Still, for the time-pressed, Tabata is appealing. Toronto trainer Jacqueline Gradish, a 37-year-old mom of two girls, extols the virtues of the quick system through Baby Bump Fitness - a program she developed for new moms frustrated by an excess of pounds on their bodies and a shortage of time on their hands. "It's definitely something that fits with your lifestyle" as a new mother, she says.
After Ms. Gradish's second child was born in March, 2008, she could wedge workouts only into the time when her children were taking a nap. Now, she's mastered a routine of warming up, doing eight Tabata intervals, showering and eating - all in under a half-half, while her baby sits in a high chair and her older child plays nearby.
Ms. Gradish says Tabata training can burn off baby weight months or even years after delivery - whenever a woman feels ready to start exercising again. But because Tabata is exhausting, she suggests easing into it with a lot of warm-ups for the first few sessions. "Focus on posture, core rehab and muscle balancing, and then make your workouts more progressive," she says.
Ms. Marder - trained by Ms. Gradish - says that the most punishing exercise she puts into her Tabata intervals is the front plank, where she's in the "up" portion of a push-up. She also alternates between push-ups, lunges and squats. She squeezes in training about three days a week, between dinner and bath time.

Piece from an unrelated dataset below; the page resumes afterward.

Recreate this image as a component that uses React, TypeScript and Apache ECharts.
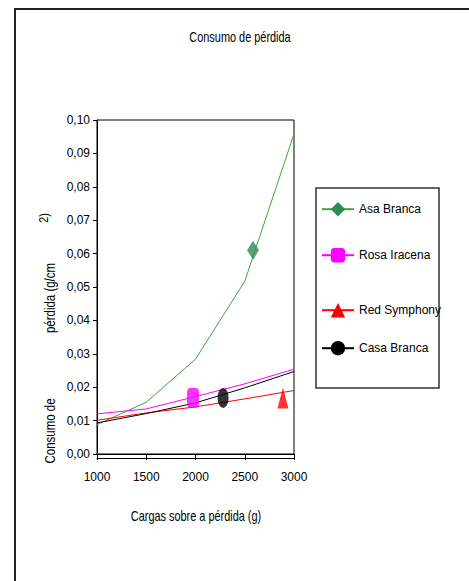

Her daughters usually join her in the basement for her workout. "When I'm doing push-ups, my four-year-old tries to come sit on my back," she says, laughing.
Despite the obvious physical results, Ms. Marder notes that the seemingly too-good-to-be-true Tabata method has been a hard sell to her colleagues, who have griped about their own flabby thighs and bellies. "They're kind of in the mindset that 'I have to run or use the stair climber,' " she says. "But why waste an hour and a half at the gym when you can feel even better at home in half an hour?"